Canada has been grappling with widespread wildfires in June 2023, with authorities documenting more than 400 separate blazes. Despite warnings being issued and emergency services becoming involved, smoke had already started drifting south towards the United States.

Before long, the airborne debris had engulfed New York City, pushing it to the top of the list for cities with the worst air pollution; the air quality is now the poorest it’s been since the 1960s. The sky appears a smoky orange, and photographs of the scene resemble images shot through a photo filter.

Some people are making fun of it, as usual:

Why is it orange?

When smoke fills the air, everything can appear orange due to a phenomenon known as Rayleigh scattering. This is the same process that makes the sky appear blue on a clear day.
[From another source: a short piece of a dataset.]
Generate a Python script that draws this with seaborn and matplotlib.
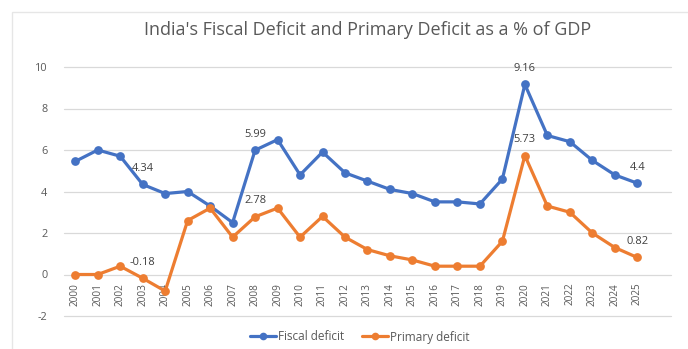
import matplotlib
matplotlib.use("Agg")
import matplotlib.pyplot as plt
from matplotlib.lines import Line2D
from matplotlib.patches import Rectangle
import numpy as np
import pandas as pd
import seaborn as sns

years = list(range(2000, 2026))
fiscal_deficit = [5.45, 6.0, 5.7, 4.34, 3.9, 4.0, 3.3, 2.5, 5.99, 6.5, 4.8, 5.9, 4.9,
                  4.5, 4.1, 3.9, 3.5, 3.5, 3.4, 4.6, 9.16, 6.7, 6.4, 5.5, 4.8, 4.4]
primary_deficit = [0.0, 0.0, 0.4, -0.18, -0.8, 2.6, 3.2, 1.8, 2.78, 3.2, 1.8, 2.8, 1.8,
                   1.2, 0.9, 0.7, 0.4, 0.4, 0.4, 1.6, 5.73, 3.3, 3.0, 2.0, 1.3, 0.82]
series_names = ["Fiscal deficit", "Primary deficit"]
labelled_fiscal = [2003, 2008, 2020, 2025]
labelled_primary = [2003, 2008, 2020, 2025]
y_ticks = [-2, 0, 2, 4, 6, 8, 10]

BLUE = "#4472C4"
ORANGE = "#ED7D31"
GREY_TXT = "#595959"

df = pd.DataFrame({
    "year": years * 2,
    "value": fiscal_deficit + primary_deficit,
    "series": [series_names[0]] * len(years) + [series_names[1]] * len(years),
})

sns.set_theme(style="white")
plt.rcParams["font.family"] = ["Open Sans", "DejaVu Sans"]
plt.rcParams["axes.unicode_minus"] = False

W, H = 688, 349
fig = plt.figure(figsize=(W / 100, H / 100), dpi=100)

# faint chart-area border
fig.patches.append(Rectangle((12 / W, -0.05), 1.2, (H - 12) / H + 0.05,
                             transform=fig.transFigure, fill=False,
                             edgecolor="#e6e6e6", linewidth=1.0, zorder=0))

ymin, ymax = -2, 10
top_px, bot_px = 67, 316
left_px, right_px = 64, 671
ax = fig.add_axes([left_px / W, (H - bot_px) / H,
                   (right_px - left_px) / W, (bot_px - top_px) / H])

sns.lineplot(data=df, x="year", y="value", hue="series",
             palette={series_names[0]: BLUE, series_names[1]: ORANGE},
             marker="o", markersize=6.3, markeredgewidth=0, linewidth=2.3,
             legend=False, ax=ax, zorder=3)

ax.set_xlim(1999.5, 2026.5)
ax.set_ylim(ymin, ymax)
ax.set_yticks(y_ticks)
ax.grid(axis="y", color="#d9d9d9", linewidth=0.9, zorder=0)
for gl in ax.get_ygridlines():
    gl.set_clip_on(False)
for side in ["left", "right", "top"]:
    ax.spines[side].set_visible(False)
# category axis crosses the value axis at zero
ax.spines["bottom"].set_position(("data", 0))
ax.spines["bottom"].set_visible(False)
ax.set_xticks(years)
ax.set_xticklabels([str(y) for y in years])
ax.tick_params(axis="x", length=0, pad=6, labelsize=7.2, labelcolor=GREY_TXT,
               labelrotation=90)
ax.tick_params(axis="y", length=0, pad=12, labelsize=7.8, labelcolor=GREY_TXT)
ax.set_xlabel("")
ax.set_ylabel("")

# value labels above selected points
for yr in labelled_fiscal:
    v = fiscal_deficit[years.index(yr)]
    ax.annotate(f"{v:g}", (yr, v), xytext=(0, 11.5), textcoords="offset points",
                ha="center", va="center", fontsize=8, color="#404040", zorder=5)
for yr in labelled_primary:
    v = primary_deficit[years.index(yr)]
    ax.annotate(f"{v:g}", (yr, v), xytext=(0, 11.5), textcoords="offset points",
                ha="center", va="center", fontsize=8, color="#404040", zorder=5)

fig.text(368 / W, 1 - 30 / H, "India's Fiscal Deficit and Primary Deficit as a % of GDP",
         ha="center", va="center", fontsize=13, color=GREY_TXT)

handles = [Line2D([], [], color=BLUE, marker="o", markersize=5.5, linewidth=2.3, markeredgewidth=0),
           Line2D([], [], color=ORANGE, marker="o", markersize=5.5, linewidth=2.3, markeredgewidth=0)]
fig.legend(handles, series_names, loc="center", bbox_to_anchor=(360 / W, 1 - 337 / H),
           ncol=2, frameon=False, fontsize=8.5, labelcolor=GREY_TXT,
           handlelength=2.2, handletextpad=0.2, columnspacing=1.5)

fig.savefig("out.png", dpi=100)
Here’s a bit of background: Light is made up of different wavelengths, each corresponding to a different color. These wavelengths range from short (blue and violet light) to long (red, orange, and yellow light). The color of light we see depends on which wavelengths reach our eyes.

Under normal conditions, when the sun is high in the sky, shorter wavelengths of light (blue and violet) are scattered in all directions more so than other colors like red, orange, and yellow. However, our eyes are more sensitive to blue light and less sensitive to violet light, and some of the violet light gets absorbed by the ozone layer, which is why we see the sky as blue instead of violet.

In contrast, when smoke fills the air due to wildfires or other sources of pollution, it contains tiny particles that can scatter and even absorb some of the shorter wavelengths of light (blue and violet), allowing longer wavelengths (red, orange, and yellow) to reach our eyes.

This is why the sky can appear orange or even red during a heavy smoke event or at sunrise and sunset. The sun is lower in the sky during these times, and its light has to pass through more of Earth’s atmosphere, which scatters the shorter blue and green wavelengths and allows the longer wavelengths to reach our eyes.